WFP’s cross-cutting corporate concerns – nutrition, gender equality and women’s empowerment, protection and accountability to affected populations, and environmental sustainability – are key strategic drivers of programme integration under this country strategic plan. With strengthened data collection, analysis and knowledge management capacity that is better aligned with national systems, the WFP Kenya country office will track and measure in collaboration with the national and county governments how its resilience investments are reducing humanitarian requirements and expanding WFP’s impact beyond that of direct implementation and assistance.

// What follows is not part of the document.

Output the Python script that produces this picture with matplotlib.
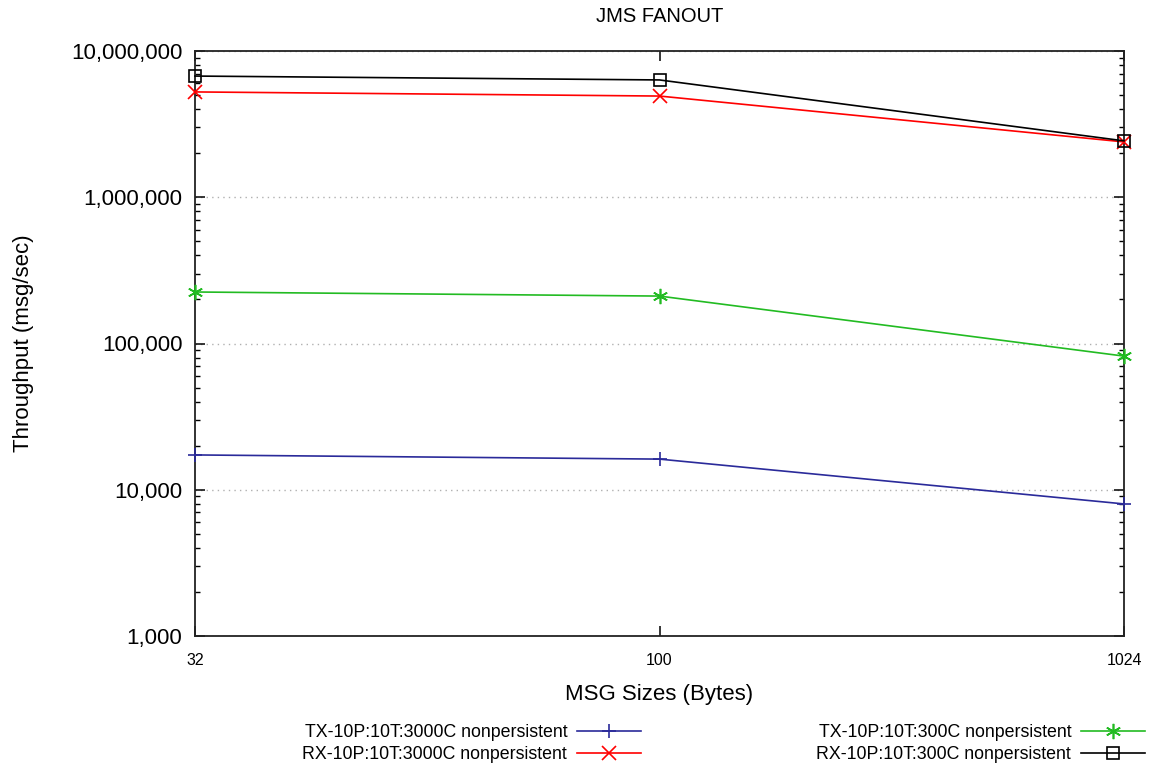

To mobilize sufficient resources for this country strategic plan WFP is pursuing innovative financing models and joint programming approaches that will leverage the opportunities available from governments, international financial institutions such as the World Bank, the private sector and other partners.

WFP is an essential member of the Kenya United Nations country team and has been actively engaged in the preparation of the 2021 common country analysis, ensuring that the proposed outcomes of this country strategic plan are derived from and well-aligned with WFP’s contribution to the strategic priorities of the United National sustainable development cooperation framework for 2022–2026. WFP has adopted a four-year duration for this country strategic plan to remain in sync with cooperation framework.